LAS VEGAS, NV, United States | Member Since 2010
If you're interested in the SEALS, this is another in the well done accounts which have come out recently about the Spec Ops masters. The book is a little disjointed, but thats OK because the author gets his point across. I would have liked to have heard more about his time as a training officer, but overall I enjoyed the book. Some people have complained that Rorke Denver as narrator is a bad idea. I liked it. He may not have the English accent nor the sonorous tones of the professional narrator, but his no frills, direct, and sometimes dead serious narration just adds authenticity, and helps you realize you would not like to be on the wrong side of this guy in a firefight.
Mr. Wright is a master of getting to the bottom of things. "Going Clear" is no different. I downloaded this book after a recent visit to Clearwater, Florida. I was very amused when I saw the downtown area crawling with uniformed Scientologists. This made me curious, so I did some research and came upon Lawrence Wright's book. It's well worth the listen! If you're in any way curious about the secretive world of Scientology, this is the source.
Overall this is not a bad listen, but if you're hoping for lots of specifics on the science end of putting together the MSL/Curiosity mission, this will leave you asking for more. The problem is that because the writer was the project manager, the book spends lots of time on the politics of NASA budgeting. huge parts of the book are about budget shortfalls, obtaining extra funds for the project, and meetings about budgeting issues. If you're a big fan of bureaucratic processes within NASA, then this is the book for you!
That being said, there was good information on the building of Curiosity as well as the mechanics of landing Curiosity on Mars, and the surprising amount of just plain "luck" that is part of this type of project.
This is a very interesting book and worth the listen.
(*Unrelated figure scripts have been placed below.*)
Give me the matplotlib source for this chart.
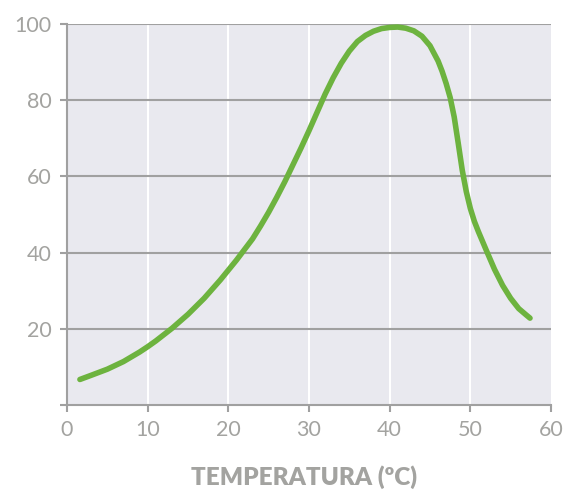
import matplotlib.pyplot as plt

# values
temp = [1.6, 3, 5, 7, 9, 10, 11, 13, 15, 17, 19, 21, 23, 24, 25, 26, 27, 28, 29, 30,
        31, 32, 33, 34, 35, 36, 37, 38, 39, 40, 41, 42, 43, 44, 45, 46, 46.5,
        47, 47.5, 48, 48.5, 49, 49.5, 50, 50.5, 51, 52, 53, 54, 55, 56, 57, 57.4]
activity = [6.7, 7.8, 9.4, 11.4, 13.9, 15.3, 16.8, 20.1, 23.8, 28.0, 32.8, 38.0,
            43.6, 47.0, 50.6, 54.5, 58.6, 63.0, 67.4, 72.0, 76.8, 81.6, 85.9,
            89.7, 92.9, 95.4, 97.0, 98.1, 98.8, 99.1, 99.2, 98.9, 98.2, 96.8,
            94.3, 90.3, 87.6, 84.4, 80.7, 75.6, 68.7, 61.6, 56.0, 51.6, 48.2,
            45.5, 40.5, 35.6, 31.4, 28.0, 25.3, 23.5, 22.8]
xticks = [0, 10, 20, 30, 40, 50, 60]
yticks = [20, 40, 60, 80, 100]

grey = '#a3a3a0'
plt.rcParams['font.family'] = ['Lato', 'DejaVu Sans']

fig = plt.figure(figsize=(5.72, 4.94), dpi=100)
ax = fig.add_axes([67 / 572, 89 / 494, 484 / 572, 381 / 494])
ax.set_facecolor('#e9e9ef')

ax.set_xlim(0, 60)
ax.set_ylim(0, 100)
ax.set_xticks(xticks)
ax.set_yticks(yticks + [0])
ax.set_yticklabels([str(t) for t in yticks] + [''])

# grid: white verticals, grey horizontals
for x in xticks[1:-1]:
    ax.axvline(x, color='white', lw=1.5, zorder=1)
for y in yticks:
    ax.axhline(y, color='#a0a0a0', lw=1.5, zorder=1)

ax.plot(temp, activity, color='#6db33f', lw=4, solid_capstyle='round',
        solid_joinstyle='round', zorder=3)

for side in ['top', 'right']:
    ax.spines[side].set_visible(False)
for side in ['left', 'bottom']:
    ax.spines[side].set_color('#a0a0a0')
    ax.spines[side].set_linewidth(1.5)

ax.tick_params(colors='#a0a0a0', width=1.5, length=5, labelsize=15.5,
               labelcolor=grey)
ax.tick_params(axis='x', pad=6)
ax.tick_params(axis='y', pad=6)

ax.set_xlabel('TEMPERATURA (ºC)', fontsize=17.5, fontweight='heavy', color=grey,
              va='center')
ax.xaxis.set_label_coords(0.49, -0.19)

fig.savefig('out.png', dpi=100)
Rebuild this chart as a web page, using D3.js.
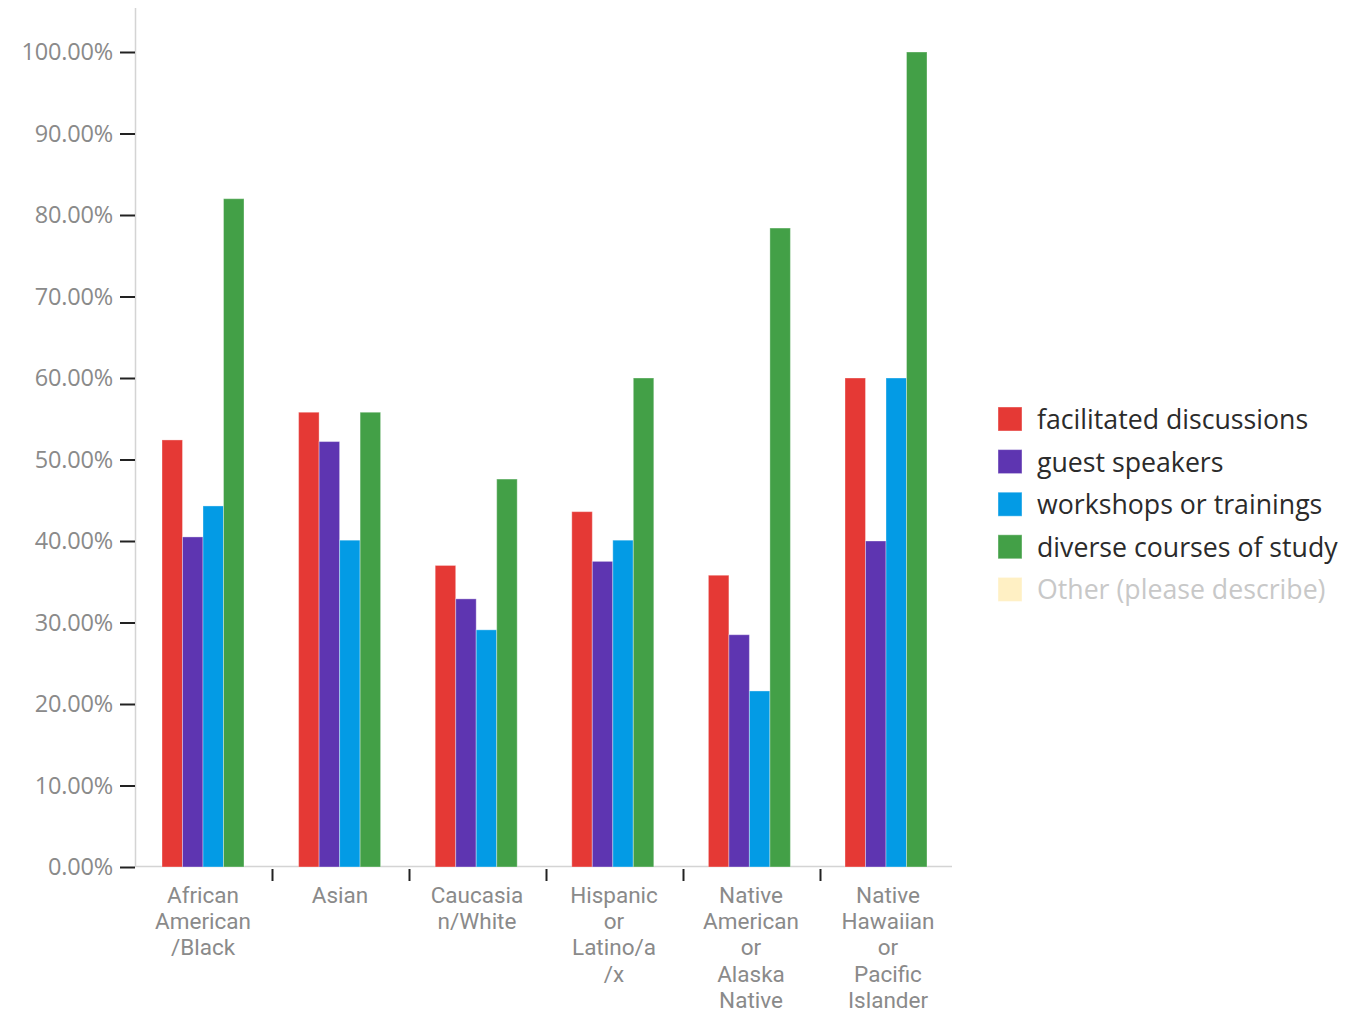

However, if you're looking for detailed battle narration or specifics on weapons and equipment, this is not the book.
The best way I can describe it is "WWII from the eyes of an aristocrat." Von Luck is clearly an upper crust type, and when we hear about his "Mercedes Cabriolet" he rode around in on the Eastern Front or the "penthouse" in Berlin which fell victim to an incendiary bomb, you get what I'm talking about. Von Luck definitely comes across as an honorable soldier who placed great value on the chivalry and fair play that sometimes took place during the war between the English and the Germans.
This aristocratic tone really develops during the narrative on his time in Soviet captivity. Thank God for the German prisoners and their industrious, no nonsense attitude towards helping (forced labor) their Russian captors with mining and building projects, otherwise it seems the entire Soviet regime would have collapsed!
Regardless, for anyone who is interested in WWII and a version of the events from the other side, this is a must read. The parts about his very close association with Rommel are alone worth the time listening to this book.
And the narration by Bronson Pinchot is very "authentic."
The part I enjoyed about this book was the unique insights which only someone who has been there can bring to this fictionalized account of the US Government's drone warfare campaign. As for the story, I would describe is as simple, straightforward, predictable, and just too conveniently wrapped up and decorated with a nice bow at the end. It's worth the read though just to learn more about how (with room for literary exaggeration) the real drone program works.
I had no problems with the substance and story of the book. Although I think my being an active age group triathlete helps to make the book more interesting than it would be to someone who has never been kicked in the face during an open water swim! The two protagonists are interesting people and their achievements, which are related in the book, are phenomenal.
On the other hand, the narration is just off. One of the worst of any audiobook I have listened to in 20 years (including back in the audio cassette days). The best way I can describe the narration is that it seemed like the book was narrated by Cruella DeVille. Seriously, listen for yourself.
If you want to know what went on behind the scenes during Armstrong's 7 TDF victories, this book does a good job bringing out the facts. It's well organized and give an outsider's view of the details as compiled from the written evidence and participant interviews. You also get to hear about all the people who either facilitated the fraud or fought against it. It's more of a journalists version, and not as "personal" as probably one of the best accounts I've read, Tyler Hamilton's "The Secret Race."
This is a fantastic story. If there's a single word I can use to describe the author's handling of the events in this book, that word is "love." You sense the author's respect for these men as you experience this book. As a lifelong student of the war in the air during the World Wars, I can say that the research that went into this work is first class. The story makes you want to meet the German pilot and thank him for his humanity. You'll find yourself making time just to listen!
The story is very good. The technical aspects of the accident and investigation are interesting. The main character is very likable and you root for him throughout the book. Overall an interesting story and definitely worth a listen. If the book has any drawbacks, its the lack of exposition of the various characters, who appear and disappear so frequently that they are hard to keep straight sometimes. Also, although the ending is well done and edge of your seat stuff, it seems lacking somehow. It's as if the author had a deadline and had to end the story about a chapter or two early.
BTW, the narrator is top class.
This was my first foray into Z "literature" and it was fun. All around good book. Kept me interested.